L’Humanité peut s’extraire de la trajectoire destructrice dans laquelle elle s’est verrouillée, et les forêts nous offrent une clé maîtresse pour ouvrir des issues de secours. Ainsi conclut sensiblement l’auteur dans son étude historique, le plus souvent en contretype des civilisations. Son approche historique globale est empreinte d’investigations ayant assimilé la systémique et la collapsologie. Elle raconte les mouvements de marée entre l’essor des empires et la déforestation, la déforestation et l’effondrement des civilisations, et toutes variables activant ce ressac (éruptions volcaniques, mini-âges glaciaires, pandémies, envolées démographiques, écobuages, guerres, réchauffement climatique et incendies…), sans oublier la montée irréversible du curseur technologique depuis le Néolithique, et actuellement la mondialisation du commerce avec ses conséquences sanitaires pour les arbres, ainsi que l’importation de toute déforestation invisible à nos consciences...

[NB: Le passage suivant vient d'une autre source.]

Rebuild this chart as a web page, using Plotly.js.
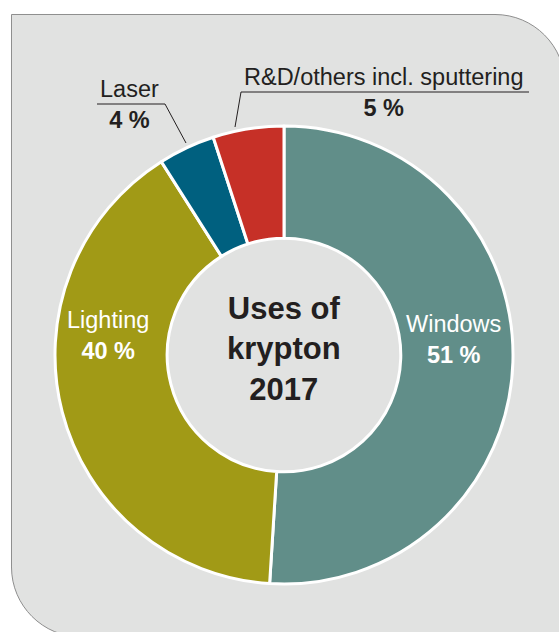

Sans étude panoramique sur ce genre de sujet, la culture historique empirique que l’on recevait auparavant ne semblait retenir que le déboisement lié aux forges, à l’industrie du verre, avant que n’advienne en relais le charbon… Mais dans ce livre, nous nous apercevons que nos empires de progrès étaient bien plus sylvophages que nous aurions eu le courage de l’admettre, et trouvent de nouvelles raisons à l’être davantage au risque de la dissuasion climatique. Ainsi voyons-nous énumérés, la consommation pharamineuse de bois pour les étais de galeries dans les mines contrevenant à la tendance supplétive de la houille pour rendre la forêt à la forêt, les traverses de chemin de fer, les câbles sous-marins impliquant une consommation énorme de Palaquium gutta depuis le XIXe siècle, les plantations liées au thé, au café au chocolat, au soja au détriment des forêts primaires… Il dénonce aussi les bases déviantes du calcul bois-énergie ou encore une Chine reconstituant une surface boisée en plantations mono spécifiques supérieure au territoire français, avec des échecs de reprise magistralement élevés tandis qu’elle s’appuie sur un import en bois induisant une déforestation massive dans le Sud-Est asiatique.
Ce livre reconstitue dans le temps long le puzzle de la prédation forestière où même notre amnésie peut être interpellée par des techniques nouvelles comme le LIDAR. Le plus important est d’entendre la tendance générale se révélant dans ce puzzle d’informations, car nous sommes en légitimité de penser des pièces manquantes. L’intérêt d’un tel livre est, par sa synthèse ébauchée, de nous enjoindre à ne pas répéter les erreurs qui ont déjà historiquement montré leurs conséquences chez nous comme ailleurs, tandis que nous poursuivons ensemble, en crescendo, notre destin planétaire. L’auteur ouvre le panel de contrepropositions antidotes dans lesquelles les citoyens, les professionnels indépendants, les associations sont ceux qui s’avéreraient les plus probants pour reprendre la main en se libérant des « technicosolutionnistes » de l’industrie et des marchés de masse. Ainsi voit-on mis à l’honneur la libre évolution, les ORE, l’agroforesterie, le Réseau des Alternatives Forestières… Néanmoins sont enjointes, la demande de rediriger autrement les subventions vers la restauration écosystémique des forêts, des décisions politiques moins sous tutelle d’économistes déconnectés du Vivant, du climat, et de la dignité des peuples, ainsi qu’à nous reconstruire dans une coopération internationale renforcée… A noter aussi l’engagement de l’éditeur sur la même voie outrepassant ses seules publications.